The approval from the board of trustees will temporarily relocate fourth- through sixth-grade students from Charles Helmers Elementary School to North Park Elementary School beginning August 2020 until June 2022, due to construction on the Helmers campus.

“It’s the best option,” said SUSD Superintendent Colleen Hawkins. “We surveyed the kids, and what was important to them was having enough play space and staying with their friends — and parents’ concerns were having a proper and safe environment.”

The relocation will happen over a two-year period, when students will be bused from Helmers to North Park before school, and back to Helmers at the end of the school day.

Although students will be on North Park’s campus, they will still be students of Helmers, Hawkins said.

Funds for the construction project will come from the Measure EE bond. Portable classrooms on the campus will be replaced with a permanent building, displacing approximately 12 classrooms, which amounts to 280 students.

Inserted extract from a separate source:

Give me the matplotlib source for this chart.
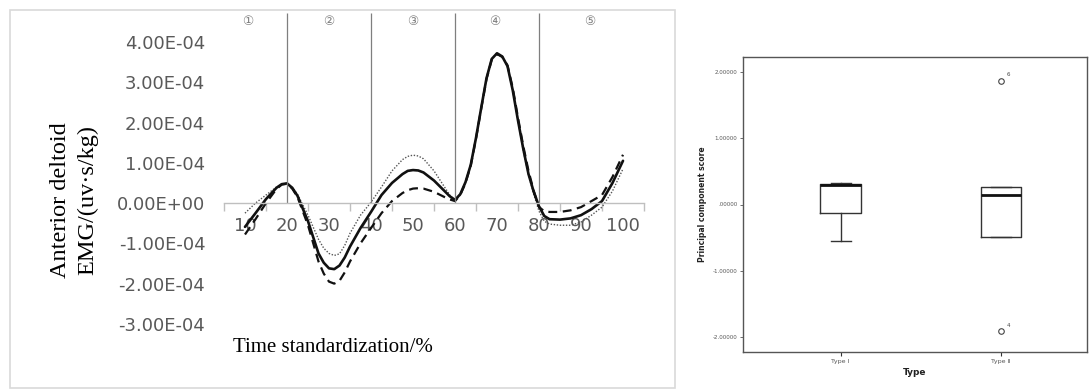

The relocation was initially proposed during the Jan. 21 board meeting, when the board and Hawkins, along with Nick Heinlein, assistant superintendent of business services, discussed various student housing options during the construction.

The board also approved a series of tenets that would act as guiding principles to help come to a decision regarding student housing in the event of future construction needs. These principles included keeping students safe, having “the best possible educational environment,” being fiscally responsible and creating a modern school space.

Community meetings since the initial proposal were scheduled by the board to gather information from parents and teachers, along with surveys that were sent to parents unable to attend the meetings.

“We’ve heard all the parent and student input and some parents were asking for us to hold off on construction but the escalation cost is 10% annually, which is millions of dollars, so we can’t continue that,” Hawkins said. “We need to build this building and the school deserves it.”